Which lines hold the word "this"? Copy each of them from the material.

⟨

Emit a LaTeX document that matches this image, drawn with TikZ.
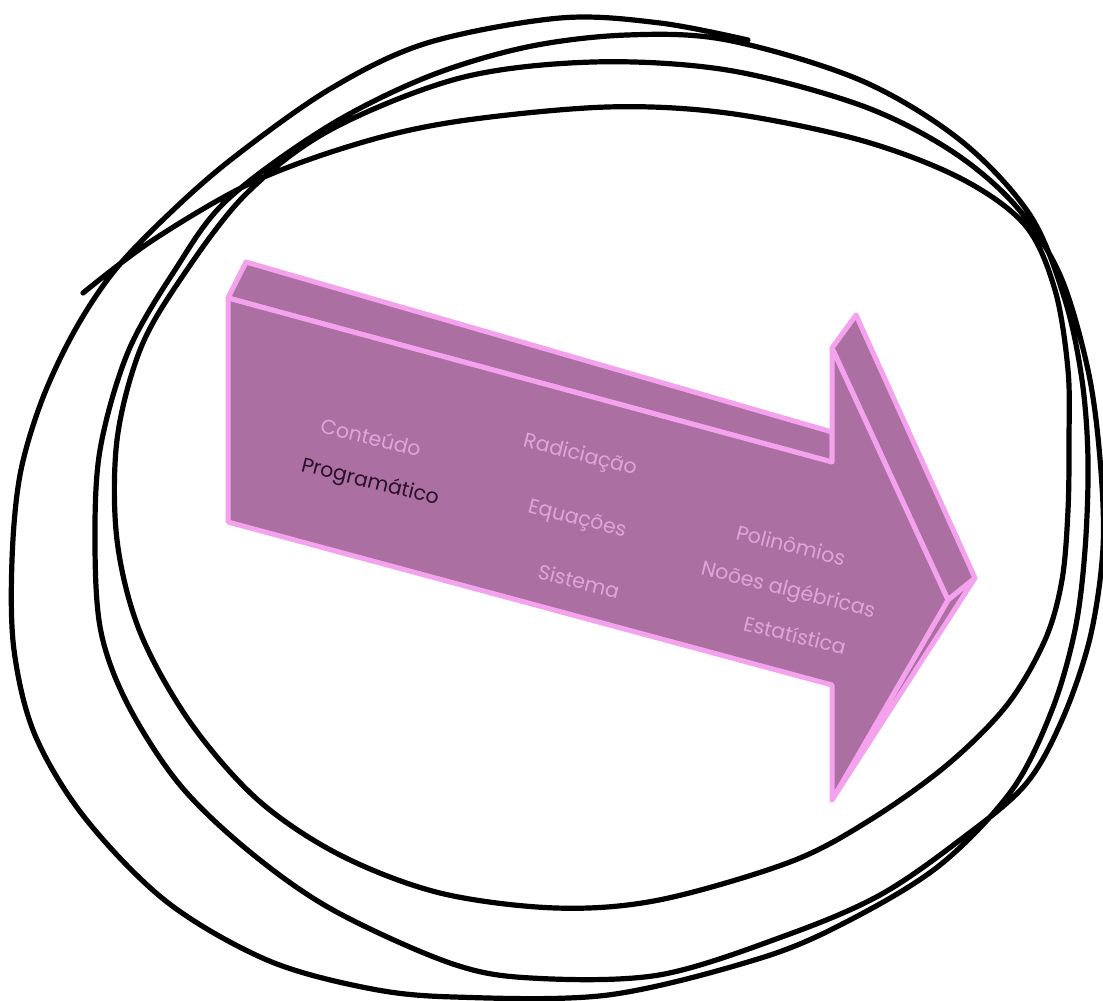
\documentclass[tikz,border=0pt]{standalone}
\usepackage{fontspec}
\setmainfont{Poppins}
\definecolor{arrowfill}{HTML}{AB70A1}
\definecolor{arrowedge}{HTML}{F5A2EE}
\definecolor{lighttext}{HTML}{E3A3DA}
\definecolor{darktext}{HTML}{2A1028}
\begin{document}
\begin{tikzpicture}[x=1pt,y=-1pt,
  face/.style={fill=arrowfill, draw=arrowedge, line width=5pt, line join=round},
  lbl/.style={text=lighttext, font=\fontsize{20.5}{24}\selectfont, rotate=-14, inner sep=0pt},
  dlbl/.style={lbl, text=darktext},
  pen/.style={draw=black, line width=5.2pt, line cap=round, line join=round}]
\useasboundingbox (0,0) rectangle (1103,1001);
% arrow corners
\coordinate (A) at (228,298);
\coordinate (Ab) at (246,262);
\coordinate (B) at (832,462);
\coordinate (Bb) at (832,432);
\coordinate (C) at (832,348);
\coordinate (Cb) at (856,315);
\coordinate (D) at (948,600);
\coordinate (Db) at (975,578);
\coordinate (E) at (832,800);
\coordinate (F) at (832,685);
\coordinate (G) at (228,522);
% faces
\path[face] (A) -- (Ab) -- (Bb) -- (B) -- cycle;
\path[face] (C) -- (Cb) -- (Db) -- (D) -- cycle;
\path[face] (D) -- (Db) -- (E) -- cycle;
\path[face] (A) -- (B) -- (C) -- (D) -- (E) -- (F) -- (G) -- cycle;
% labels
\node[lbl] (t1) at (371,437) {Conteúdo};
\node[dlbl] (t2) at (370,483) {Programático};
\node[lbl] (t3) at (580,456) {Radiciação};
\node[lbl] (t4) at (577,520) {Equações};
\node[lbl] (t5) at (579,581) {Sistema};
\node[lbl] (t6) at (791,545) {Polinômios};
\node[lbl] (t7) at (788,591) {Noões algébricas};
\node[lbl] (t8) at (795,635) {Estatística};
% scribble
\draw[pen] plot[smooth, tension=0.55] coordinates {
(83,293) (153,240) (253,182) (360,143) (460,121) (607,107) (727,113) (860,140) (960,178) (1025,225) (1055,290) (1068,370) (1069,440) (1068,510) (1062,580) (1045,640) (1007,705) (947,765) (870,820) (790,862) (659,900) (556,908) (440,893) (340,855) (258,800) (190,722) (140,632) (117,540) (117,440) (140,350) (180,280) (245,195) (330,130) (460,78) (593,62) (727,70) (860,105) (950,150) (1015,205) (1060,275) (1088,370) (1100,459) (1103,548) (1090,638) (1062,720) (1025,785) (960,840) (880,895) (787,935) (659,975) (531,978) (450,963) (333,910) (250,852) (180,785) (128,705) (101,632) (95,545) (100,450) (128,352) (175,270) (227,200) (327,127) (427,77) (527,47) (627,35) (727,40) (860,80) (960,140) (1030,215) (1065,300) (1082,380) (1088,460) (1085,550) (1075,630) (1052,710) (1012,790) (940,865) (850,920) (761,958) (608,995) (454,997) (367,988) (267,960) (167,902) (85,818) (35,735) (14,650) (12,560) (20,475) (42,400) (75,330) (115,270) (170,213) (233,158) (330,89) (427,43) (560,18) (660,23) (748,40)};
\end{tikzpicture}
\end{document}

⟩
⟨

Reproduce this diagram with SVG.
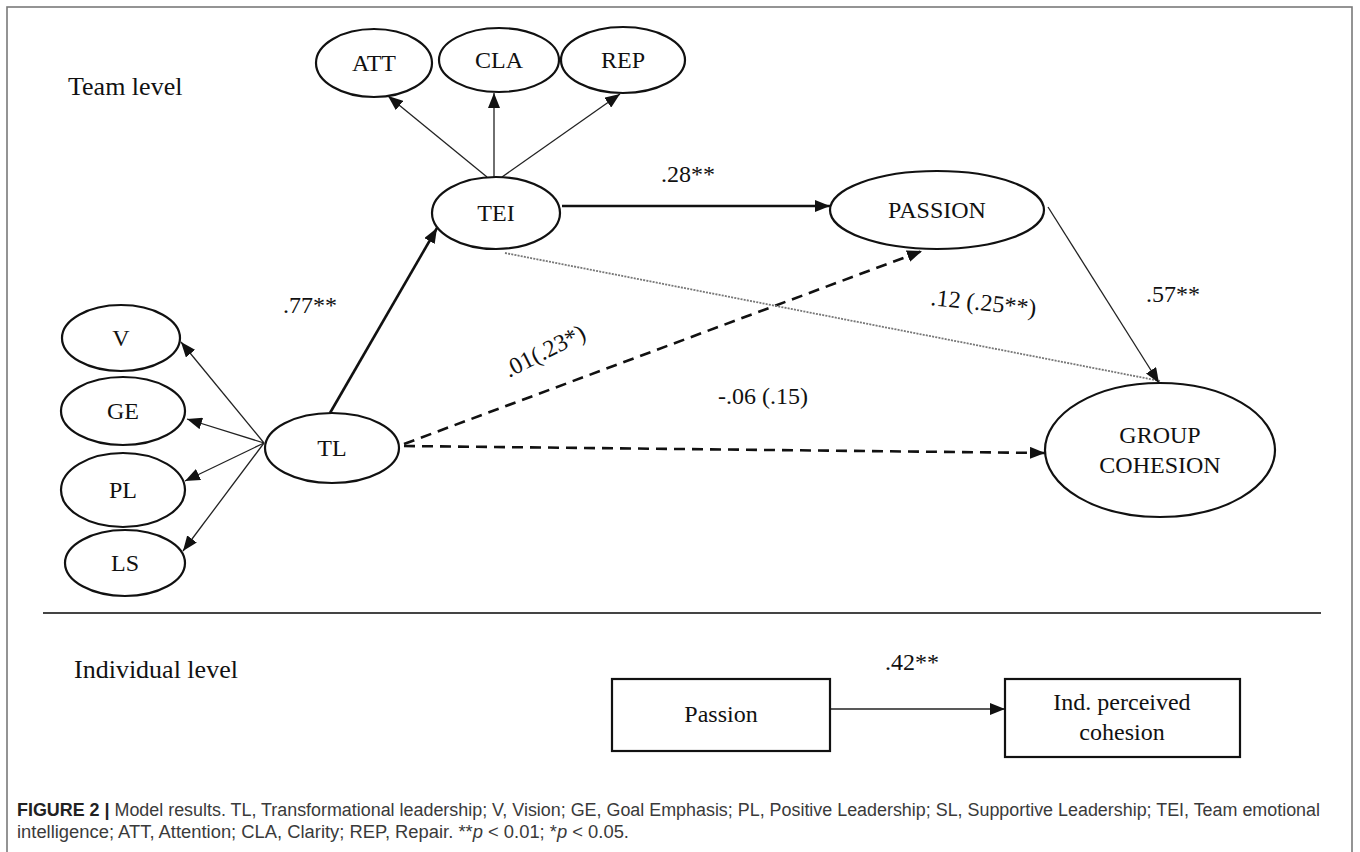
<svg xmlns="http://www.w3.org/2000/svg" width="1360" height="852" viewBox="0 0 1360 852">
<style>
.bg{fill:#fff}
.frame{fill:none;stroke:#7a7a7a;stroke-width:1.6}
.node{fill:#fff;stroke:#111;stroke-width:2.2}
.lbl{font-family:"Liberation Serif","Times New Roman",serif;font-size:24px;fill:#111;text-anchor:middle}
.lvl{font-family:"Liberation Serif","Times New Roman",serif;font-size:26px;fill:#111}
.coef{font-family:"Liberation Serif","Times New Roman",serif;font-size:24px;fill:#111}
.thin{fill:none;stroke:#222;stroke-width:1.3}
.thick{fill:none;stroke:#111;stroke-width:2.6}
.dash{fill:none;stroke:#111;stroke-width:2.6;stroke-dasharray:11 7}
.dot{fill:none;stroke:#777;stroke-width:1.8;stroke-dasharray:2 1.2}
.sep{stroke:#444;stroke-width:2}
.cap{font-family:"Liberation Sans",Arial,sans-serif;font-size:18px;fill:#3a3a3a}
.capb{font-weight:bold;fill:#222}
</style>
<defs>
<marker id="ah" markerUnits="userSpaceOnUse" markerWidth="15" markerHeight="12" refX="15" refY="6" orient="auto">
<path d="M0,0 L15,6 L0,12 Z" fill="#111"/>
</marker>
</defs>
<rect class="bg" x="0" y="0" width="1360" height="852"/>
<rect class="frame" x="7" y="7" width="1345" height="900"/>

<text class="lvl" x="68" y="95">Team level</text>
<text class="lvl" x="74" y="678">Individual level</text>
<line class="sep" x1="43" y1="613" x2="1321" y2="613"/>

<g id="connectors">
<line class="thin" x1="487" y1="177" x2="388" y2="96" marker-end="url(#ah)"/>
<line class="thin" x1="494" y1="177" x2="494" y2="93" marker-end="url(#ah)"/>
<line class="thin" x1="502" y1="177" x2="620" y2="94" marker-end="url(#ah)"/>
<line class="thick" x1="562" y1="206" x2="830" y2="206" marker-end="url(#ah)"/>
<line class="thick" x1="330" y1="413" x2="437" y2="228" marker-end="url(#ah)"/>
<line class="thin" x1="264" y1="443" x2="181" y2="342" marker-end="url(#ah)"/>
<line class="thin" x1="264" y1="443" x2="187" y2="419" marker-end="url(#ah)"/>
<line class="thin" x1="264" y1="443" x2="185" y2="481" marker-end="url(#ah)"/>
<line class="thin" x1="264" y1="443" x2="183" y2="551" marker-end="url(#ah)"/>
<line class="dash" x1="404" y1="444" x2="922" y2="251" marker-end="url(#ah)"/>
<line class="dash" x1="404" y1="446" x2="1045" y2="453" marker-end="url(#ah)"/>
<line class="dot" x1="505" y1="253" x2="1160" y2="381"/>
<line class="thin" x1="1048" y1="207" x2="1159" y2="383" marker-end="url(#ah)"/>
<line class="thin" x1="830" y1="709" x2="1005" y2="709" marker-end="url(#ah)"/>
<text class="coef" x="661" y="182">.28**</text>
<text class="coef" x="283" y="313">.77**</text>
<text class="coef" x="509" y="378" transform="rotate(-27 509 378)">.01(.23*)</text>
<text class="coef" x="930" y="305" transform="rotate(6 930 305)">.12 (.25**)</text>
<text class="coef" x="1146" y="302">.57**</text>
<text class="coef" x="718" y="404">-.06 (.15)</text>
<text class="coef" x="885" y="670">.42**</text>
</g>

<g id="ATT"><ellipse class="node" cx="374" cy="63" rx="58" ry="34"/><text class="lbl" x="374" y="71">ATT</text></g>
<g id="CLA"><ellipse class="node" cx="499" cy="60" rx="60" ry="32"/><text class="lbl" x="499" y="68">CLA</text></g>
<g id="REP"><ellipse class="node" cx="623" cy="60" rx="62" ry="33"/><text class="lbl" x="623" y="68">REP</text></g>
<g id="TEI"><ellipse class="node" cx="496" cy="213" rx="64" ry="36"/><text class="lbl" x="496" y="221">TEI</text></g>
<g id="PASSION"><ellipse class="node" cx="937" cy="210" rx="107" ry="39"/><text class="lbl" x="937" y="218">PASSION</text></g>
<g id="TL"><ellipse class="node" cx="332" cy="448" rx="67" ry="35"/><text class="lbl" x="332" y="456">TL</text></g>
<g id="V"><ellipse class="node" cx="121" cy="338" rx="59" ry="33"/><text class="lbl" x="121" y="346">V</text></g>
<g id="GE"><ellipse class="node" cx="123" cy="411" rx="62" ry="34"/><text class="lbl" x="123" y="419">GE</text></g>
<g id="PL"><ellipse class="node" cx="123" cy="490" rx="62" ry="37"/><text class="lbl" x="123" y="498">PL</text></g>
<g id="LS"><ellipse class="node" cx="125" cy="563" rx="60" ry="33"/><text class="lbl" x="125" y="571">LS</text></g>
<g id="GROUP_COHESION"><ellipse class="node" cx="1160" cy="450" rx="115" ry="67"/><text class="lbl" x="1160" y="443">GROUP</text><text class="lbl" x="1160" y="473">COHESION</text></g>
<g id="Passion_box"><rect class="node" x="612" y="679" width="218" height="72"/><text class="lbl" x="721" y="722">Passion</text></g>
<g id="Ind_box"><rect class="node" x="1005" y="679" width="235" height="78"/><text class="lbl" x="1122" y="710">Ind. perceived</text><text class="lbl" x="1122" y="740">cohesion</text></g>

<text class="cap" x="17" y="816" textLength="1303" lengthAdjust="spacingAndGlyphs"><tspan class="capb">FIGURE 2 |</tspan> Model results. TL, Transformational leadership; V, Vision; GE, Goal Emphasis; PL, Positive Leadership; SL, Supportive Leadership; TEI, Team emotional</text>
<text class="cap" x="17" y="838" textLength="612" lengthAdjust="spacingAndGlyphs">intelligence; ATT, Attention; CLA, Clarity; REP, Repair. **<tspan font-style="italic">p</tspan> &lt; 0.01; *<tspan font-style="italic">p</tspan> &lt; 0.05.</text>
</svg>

⟩

**COMPLETED TASK:**
Emit a LaTeX document that matches this image, drawn with TikZ.
Reproduce this diagram with SVG.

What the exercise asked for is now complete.